# What this task involves
Your task is to output the listing word for word, with pictures excluded.

# Material
■ ■ ■ ■ ■

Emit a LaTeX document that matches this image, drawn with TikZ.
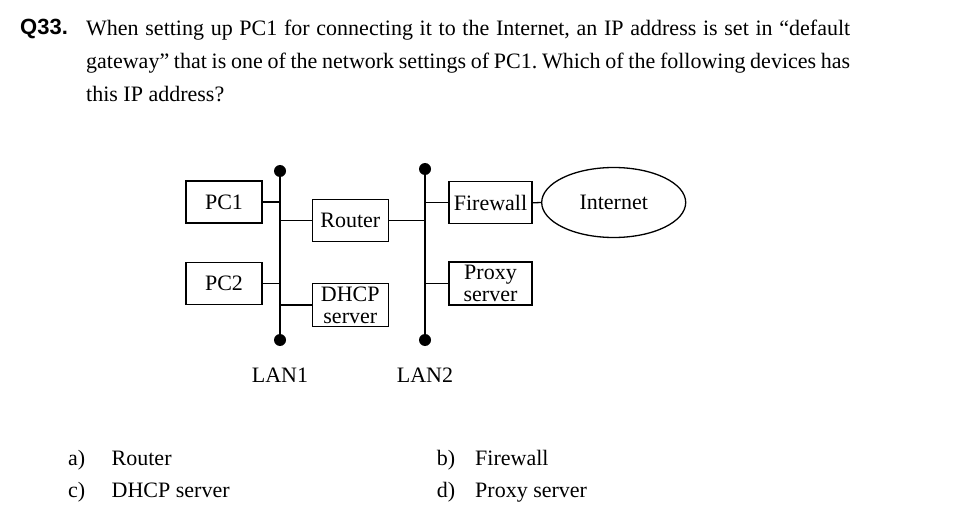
\documentclass[tikz,border=0pt]{standalone}
\usepackage{fontspec}
\setmainfont{Liberation Serif}
\newfontfamily\qfont{Liberation Sans}
\usetikzlibrary{positioning}
\usetikzlibrary{shapes.geometric}
\frenchspacing

\begin{document}
\begin{tikzpicture}[x=1pt,y=-1pt,
    txt/.style={font=\fontsize{22}{33}\selectfont,inner sep=0pt},
    dev/.style={draw,line width=1.3pt,inner sep=0pt,align=center,
      font=\fontsize{22}{22}\selectfont,minimum height=42pt},
    bus/.style={line width=1.4pt},
    wire/.style={line width=1.3pt}]
  \useasboundingbox (0,0) rectangle (978,516);
  \node[txt,anchor=base west,font=\qfont\bfseries\fontsize{22}{33}\selectfont] (qnum) at (20,35) {Q33.};
  \node[txt,anchor=north west,text width=764pt,align=justify] (question) at (86,19.5)
    {When setting up PC1 for connecting it to the Internet, an IP address is set in “default\linebreak
     gateway” that is one of the network settings of PC1. Which of the following devices has\linebreak
     this IP address?};
  \coordinate (lan1top) at (280,171);
  \coordinate (lan1bot) at (280,340);
  \coordinate (lan2top) at (425,169);
  \coordinate (lan2bot) at (425,340);
  \draw[bus] (lan1top) -- (lan1bot);
  \draw[bus] (lan2top) -- (lan2bot);
  \foreach \p in {lan1top,lan1bot,lan2top,lan2bot}
    \fill (\p) circle (6pt);
  \node[dev,minimum width=76pt] (pc1) at (224,202) {PC1};
  \node[dev,minimum width=76pt] (pc2) at (224,283.7) {PC2};
  \node[dev,minimum width=76pt] (router) at (350.3,220.5) {Router};
  \node[dev,minimum width=76pt,minimum height=43pt] (dhcp) at (350.3,305) {DHCP\\server};
  \node[dev,minimum width=83pt] (firewall) at (490.5,202.8) {Firewall};
  \node[dev,minimum width=83pt,minimum height=43pt] (proxy) at (490.5,283.4) {Proxy\\server};
  \node[draw,ellipse,line width=1.3pt,minimum width=144pt,minimum height=70pt,inner sep=0pt,
    font=\fontsize{22}{22}\selectfont] (internet) at (613.7,202.5) {Internet};
  \draw[wire] (pc1.east) -- (pc1.east -| lan1top);
  \draw[wire] (pc2.east) -- (pc2.east -| lan1top);
  \draw[wire] (router.west) -- (router.west -| lan1top);
  \draw[wire] (dhcp.west) -- (dhcp.west -| lan1top);
  \draw[wire] (router.east) -- (router.east -| lan2top);
  \draw[wire] (firewall.west) -- (firewall.west -| lan2top);
  \draw[wire] (proxy.west) -- (proxy.west -| lan2top);
  \draw[wire] (firewall.east) -- (internet.west);
  \node[txt,anchor=base] (lan1) at (280,382) {LAN1};
  \node[txt,anchor=base] (lan2) at (425,382) {LAN2};
  \node[txt,anchor=base west] (opta) at (68,465) {a)};
  \node[txt,anchor=base west] (ansa) at (111.5,465) {Router};
  \node[txt,anchor=base west] (optb) at (436.7,465) {b)};
  \node[txt,anchor=base west] (ansb) at (475,465) {Firewall};
  \node[txt,anchor=base west] (optc) at (68,497.5) {c)};
  \node[txt,anchor=base west] (ansc) at (111.5,497.5) {DHCP server};
  \node[txt,anchor=base west] (optd) at (436.7,497.5) {d)};
  \node[txt,anchor=base west] (ansd) at (475,497.5) {Proxy server};
\end{tikzpicture}
\end{document}
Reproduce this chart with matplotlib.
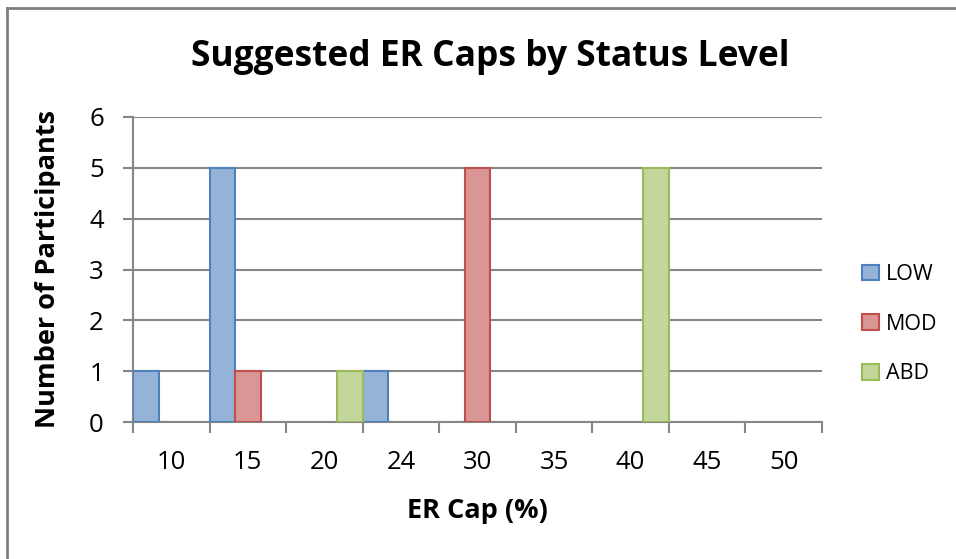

■ ■ ■ ■ ■

# Output
Emit a LaTeX document that matches this image, drawn with TikZ.
\documentclass[tikz,border=0pt]{standalone}
\usepackage{fontspec}
\setmainfont{Liberation Serif}
\newfontfamily\qfont{Liberation Sans}
\usetikzlibrary{positioning}
\usetikzlibrary{shapes.geometric}
\frenchspacing

\begin{document}
\begin{tikzpicture}[x=1pt,y=-1pt,
    txt/.style={font=\fontsize{22}{33}\selectfont,inner sep=0pt},
    dev/.style={draw,line width=1.3pt,inner sep=0pt,align=center,
      font=\fontsize{22}{22}\selectfont,minimum height=42pt},
    bus/.style={line width=1.4pt},
    wire/.style={line width=1.3pt}]
  \useasboundingbox (0,0) rectangle (978,516);
  \node[txt,anchor=base west,font=\qfont\bfseries\fontsize{22}{33}\selectfont] (qnum) at (20,35) {Q33.};
  \node[txt,anchor=north west,text width=764pt,align=justify] (question) at (86,19.5)
    {When setting up PC1 for connecting it to the Internet, an IP address is set in “default\linebreak
     gateway” that is one of the network settings of PC1. Which of the following devices has\linebreak
     this IP address?};
  \coordinate (lan1top) at (280,171);
  \coordinate (lan1bot) at (280,340);
  \coordinate (lan2top) at (425,169);
  \coordinate (lan2bot) at (425,340);
  \draw[bus] (lan1top) -- (lan1bot);
  \draw[bus] (lan2top) -- (lan2bot);
  \foreach \p in {lan1top,lan1bot,lan2top,lan2bot}
    \fill (\p) circle (6pt);
  \node[dev,minimum width=76pt] (pc1) at (224,202) {PC1};
  \node[dev,minimum width=76pt] (pc2) at (224,283.7) {PC2};
  \node[dev,minimum width=76pt] (router) at (350.3,220.5) {Router};
  \node[dev,minimum width=76pt,minimum height=43pt] (dhcp) at (350.3,305) {DHCP\\server};
  \node[dev,minimum width=83pt] (firewall) at (490.5,202.8) {Firewall};
  \node[dev,minimum width=83pt,minimum height=43pt] (proxy) at (490.5,283.4) {Proxy\\server};
  \node[draw,ellipse,line width=1.3pt,minimum width=144pt,minimum height=70pt,inner sep=0pt,
    font=\fontsize{22}{22}\selectfont] (internet) at (613.7,202.5) {Internet};
  \draw[wire] (pc1.east) -- (pc1.east -| lan1top);
  \draw[wire] (pc2.east) -- (pc2.east -| lan1top);
  \draw[wire] (router.west) -- (router.west -| lan1top);
  \draw[wire] (dhcp.west) -- (dhcp.west -| lan1top);
  \draw[wire] (router.east) -- (router.east -| lan2top);
  \draw[wire] (firewall.west) -- (firewall.west -| lan2top);
  \draw[wire] (proxy.west) -- (proxy.west -| lan2top);
  \draw[wire] (firewall.east) -- (internet.west);
  \node[txt,anchor=base] (lan1) at (280,382) {LAN1};
  \node[txt,anchor=base] (lan2) at (425,382) {LAN2};
  \node[txt,anchor=base west] (opta) at (68,465) {a)};
  \node[txt,anchor=base west] (ansa) at (111.5,465) {Router};
  \node[txt,anchor=base west] (optb) at (436.7,465) {b)};
  \node[txt,anchor=base west] (ansb) at (475,465) {Firewall};
  \node[txt,anchor=base west] (optc) at (68,497.5) {c)};
  \node[txt,anchor=base west] (ansc) at (111.5,497.5) {DHCP server};
  \node[txt,anchor=base west] (optd) at (436.7,497.5) {d)};
  \node[txt,anchor=base west] (ansd) at (475,497.5) {Proxy server};
\end{tikzpicture}
\end{document}
Reproduce this chart with matplotlib.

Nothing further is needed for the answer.